Fence Records' Seamus Fogarty: "I just do whatever, even if it doesn't pay the bills!"

Seamus Fogarty is a talented guy, and a great drinking buddy, as The Skinny found out one Saturday in London

Feature by Finbarr Bermingham | 10 Apr 2012

A text comes through from Seamus Fogarty as we’re walking to meet him at a coffee shop on the Thames. “I’ll be the big hairy fella,” it reads. And sure enough, ten minutes later, there he is: hirsute and sizeable, sitting by the river with two dogs sniffing round his feet. “They’re not mine,” he laughs, by way of introduction. Despite the nip in the air, the February sunshine beams down with the suggestion of spring. “With weather like that, it’d be rude not to order a beer,” says Seamus. And with that, as he articulately explains to his girlfriend four pints later, “the interview went liquid.”

Fogarty is from Swinford, County Mayo (population: 1,500), is signed to Fence Records in Anstruther, Fife (population: 3,500) and lives in London, England (population: 8,278,251). He’s about to release his debut album, God Damn You Mountain, which is one of the most beautiful to have passed through these ears for some time. The connection with Fence was made via James Yorkston, a man who is no stranger to playing the bars and clubs of Ireland, and who advised him to “lose the Yank accent” he’d acquired from years playing Johnny Cash covers, before inviting him to open a gig in Kilkenny in 2009.
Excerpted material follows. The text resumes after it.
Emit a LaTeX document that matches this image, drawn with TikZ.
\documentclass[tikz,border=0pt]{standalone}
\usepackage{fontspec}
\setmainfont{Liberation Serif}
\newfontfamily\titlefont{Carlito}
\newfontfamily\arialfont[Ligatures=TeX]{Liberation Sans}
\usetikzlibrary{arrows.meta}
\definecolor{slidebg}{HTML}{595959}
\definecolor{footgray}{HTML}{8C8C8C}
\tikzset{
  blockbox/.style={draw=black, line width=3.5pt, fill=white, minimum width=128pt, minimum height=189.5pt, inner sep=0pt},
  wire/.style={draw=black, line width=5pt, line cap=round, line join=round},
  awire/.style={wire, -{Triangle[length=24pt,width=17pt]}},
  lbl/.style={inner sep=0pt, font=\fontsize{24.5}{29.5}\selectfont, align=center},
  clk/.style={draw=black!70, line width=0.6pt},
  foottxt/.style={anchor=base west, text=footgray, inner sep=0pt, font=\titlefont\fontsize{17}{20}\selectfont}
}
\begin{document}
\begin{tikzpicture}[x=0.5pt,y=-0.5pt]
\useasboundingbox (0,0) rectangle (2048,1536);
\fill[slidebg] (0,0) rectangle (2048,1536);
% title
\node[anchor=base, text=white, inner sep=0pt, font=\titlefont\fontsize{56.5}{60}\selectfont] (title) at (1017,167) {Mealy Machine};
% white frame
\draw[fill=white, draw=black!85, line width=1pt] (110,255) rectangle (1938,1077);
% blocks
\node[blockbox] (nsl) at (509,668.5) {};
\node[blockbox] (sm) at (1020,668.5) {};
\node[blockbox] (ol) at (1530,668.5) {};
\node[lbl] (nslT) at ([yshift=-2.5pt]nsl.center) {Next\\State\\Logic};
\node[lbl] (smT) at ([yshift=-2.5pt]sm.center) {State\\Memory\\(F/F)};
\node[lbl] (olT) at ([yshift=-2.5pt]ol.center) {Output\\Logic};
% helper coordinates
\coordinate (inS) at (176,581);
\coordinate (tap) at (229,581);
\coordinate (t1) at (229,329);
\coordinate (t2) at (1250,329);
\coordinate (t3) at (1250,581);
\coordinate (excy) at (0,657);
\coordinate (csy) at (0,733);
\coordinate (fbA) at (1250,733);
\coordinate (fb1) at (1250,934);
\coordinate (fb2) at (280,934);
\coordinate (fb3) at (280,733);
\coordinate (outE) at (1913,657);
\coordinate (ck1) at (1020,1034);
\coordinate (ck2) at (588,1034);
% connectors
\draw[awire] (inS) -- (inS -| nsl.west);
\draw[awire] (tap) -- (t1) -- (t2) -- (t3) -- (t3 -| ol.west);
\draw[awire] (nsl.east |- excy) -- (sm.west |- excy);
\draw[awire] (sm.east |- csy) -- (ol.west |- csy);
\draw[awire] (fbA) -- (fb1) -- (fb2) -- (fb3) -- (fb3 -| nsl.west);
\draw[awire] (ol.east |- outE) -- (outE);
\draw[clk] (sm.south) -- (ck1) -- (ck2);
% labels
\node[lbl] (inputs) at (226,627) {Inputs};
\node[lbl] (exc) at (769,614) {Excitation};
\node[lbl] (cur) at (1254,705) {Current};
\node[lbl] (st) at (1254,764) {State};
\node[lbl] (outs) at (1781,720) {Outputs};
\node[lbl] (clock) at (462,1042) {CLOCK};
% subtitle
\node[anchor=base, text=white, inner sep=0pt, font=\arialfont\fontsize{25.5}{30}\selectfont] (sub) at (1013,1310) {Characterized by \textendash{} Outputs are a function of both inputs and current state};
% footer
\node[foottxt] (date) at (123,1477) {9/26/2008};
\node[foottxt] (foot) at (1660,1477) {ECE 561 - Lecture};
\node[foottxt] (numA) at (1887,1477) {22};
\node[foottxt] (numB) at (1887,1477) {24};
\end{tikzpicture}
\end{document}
“I knew Homegame was coming up a couple of months after the gig,” says Seamus. “After the show, I asked him about my chances of getting involved in it and then kept emailing him about it. Eventually, he got me sorted out with a slot and we kept in contact and always said we would do some recording together.” A year later, Seamus was back teaching music technology at a Limerick college. “I was fed up. I’d had a horrible day and emailed James again. He spoke to Johnny Lynch and they got me a gig in Anstruther. Kenny Anderson was there and I gave him a CD. A couple of months later, he told me he’d listened to it five times in a row. He invited me back to play at Haarfest. I’ve been involved with them ever since.”

Fogarty is clearly delighted to be on Fence (“they’re an amazing bunch to be involved with”) and you’d be hard pushed to find a label more suited to his music. The CD he handed Anderson contained the opening tracks from God Damn You Mountain, an album that, stylistically, isn’t a million miles from King Cresosote’s understated magnum opus of last year, Diamond Mine, in which his microcosmic folk songs were drawn out by the ambient wizardry of Jon Hopkins. Fogarty, though, plays both roles. “I was sick of writing songs with such a rigid structure: verse, chorus, verse, chorus. So I started trying all sorts of different things. Jon has a load of field recordings from around Cellardyke, and I have a similar archive, I suppose. I’ve made it over the last five or ten years, so sometimes I’ll dip into them to add something to a track.”

And so, woven among the bluegrass, the blues and the folk is the baaing of sheep, the dropping of kitchen utensils and the memories of old, Irish women. Fogarty’s extensive mixing of the songs (over the course of the day’s chat the names Squarepusher and Aphex Twin crop up, helping to explain the prevalent electronic influence) give them an aura of nostalgia – a rose-tinted snapshot of old Ireland, much more appealing from a distance of 50 years. Fogarty, who was raised on a diet of traditional music – admits being surprised by how “Irish” the songs sounded when he first played them back. “I grew up playing trad,” he says. “I used to play the fiddle, tin whistle and like many people, I got fed up with it as I got a bit older. You kind of get it hammered into you when you’re growing up. I got into a lot of American music – Pavement, Johnny Cash, stuff like that, and got back into the Irish stuff in my twenties.”

He admits getting “eyes to the sky” when he plays his music to the folks back home, but undeterred, Seamus decided to go full time last year. As well as his music, he makes films (he has had installations in Germany, Argentina and soon China) and paints pictures (the cover art is his own). “I just do whatever,” he says, “even if it doesn’t pay the bills!” It all makes for interesting conversation, and over the course of a day, we stretch to “girls with dinosaur bodies” (one of his more oblique lyrics”), dead singers (Sparklehorse and Elliott Smith are a big influence) and of course, Ireland. Eight hours, two pubs, a few songs and a skinful of ale later, we part ways. As first dates go, we haven’t had many more successful than this.